I'd like to sideway into SEO linking from your observation of the static CMS publishing model, but before that, I would say that dynamic sites can be created in that model through the addition of variables into static HTML when the publishing server is setup to parse content for code.
Now, consequences of production/publishing segregation span the ability to
1. / remove complexity, and improve uptime. No production web site downtime will ever be due to the CMS itself.
2. / create efficiencies in managing a large number of websites within universes (think mini-sites, satellites, or organization with multiple vertical or geographical markets), publishing them closest to their markets, to web servers using different class C, and obviously SEO cross-linking when appropriate.
3. / open a new world of business opportunities, something we are doing at http://www.seosamba.com and that I'd love to talk to any SEO professionals and in-house SEO marketing manager who'd care listening my ramblings :-)...

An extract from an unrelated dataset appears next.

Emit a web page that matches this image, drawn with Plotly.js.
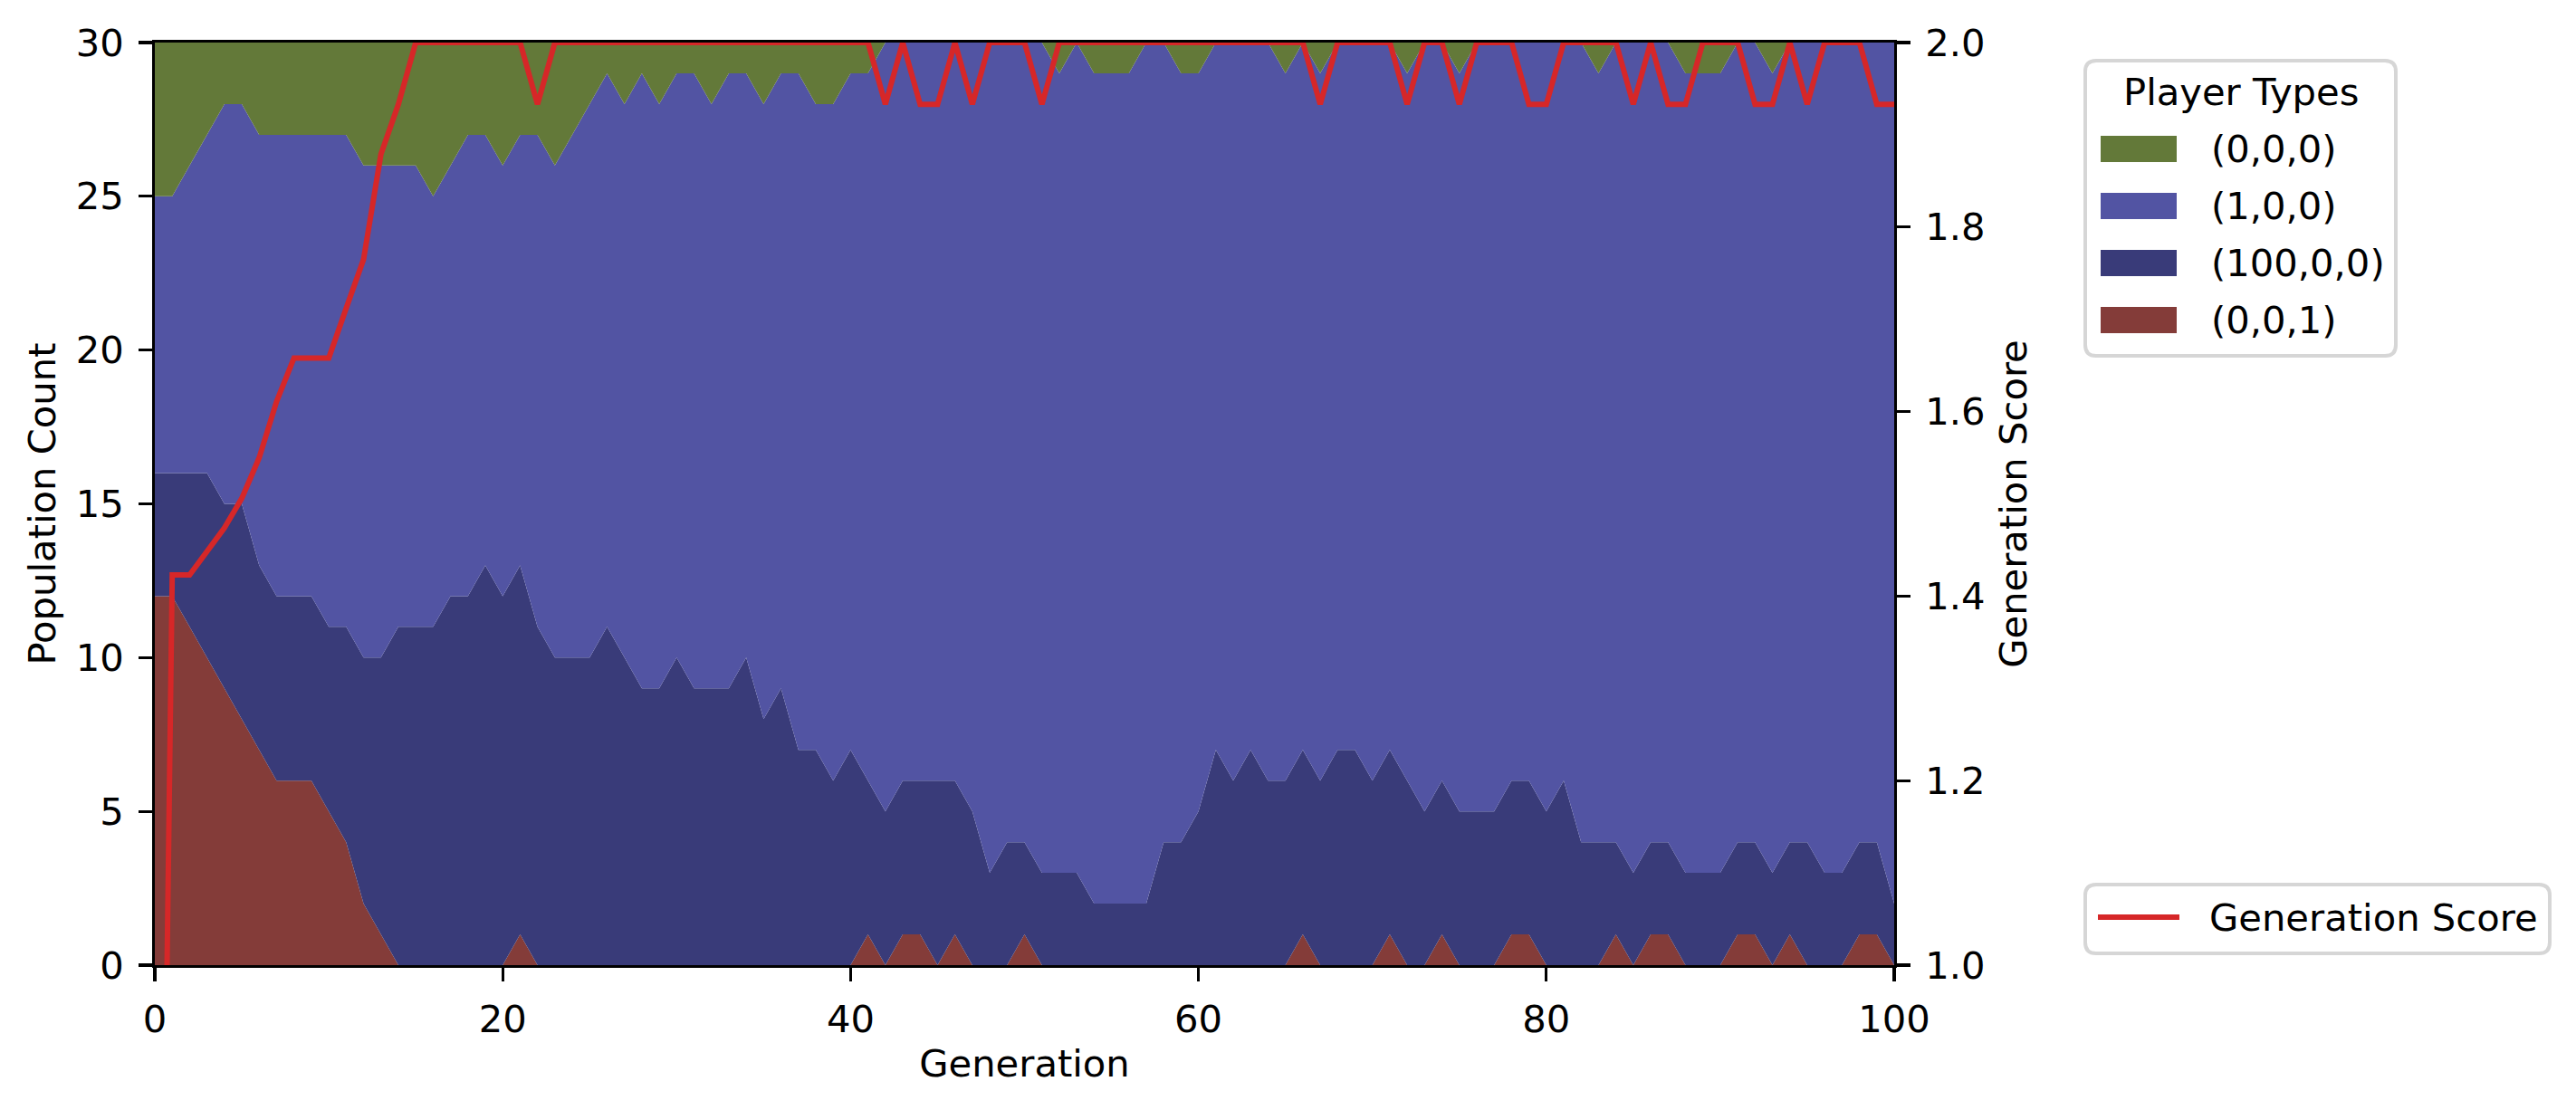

Thanks Randy, for an excellent and valuable article. I think it is worth commenting on my blog how Magnolia solves the issues you have described, but for now I just want to let you know that automatic Google-Sitemap Generation has been part of Magnolia's SEO friendly offering for quite some time.
It even takes into account what we call virtual URI mappings, which is our technology that allows to solve several of the issues stated in your article through one unified approach - for instance, it allows us to create "shortcuts" or marketing-URL's in addition to our already "virtually static" URL's. E.g. http://www.magnolia-cms.com/4-0 is a page that only virtually resides at that URI, but that fact is indistinguishable for search engines. So you can create a flat hierarchy if you want.
Another usages is that we can convert virtually static urls into dynamic ones, e.g. mysite.com/product/tv/hdtv/xyz.html *looks* like a static URL, but internally can be mapped such that everything after /products is simply passed as a parameter. In other words, you can build a universe of virtual static pages with a single "real page".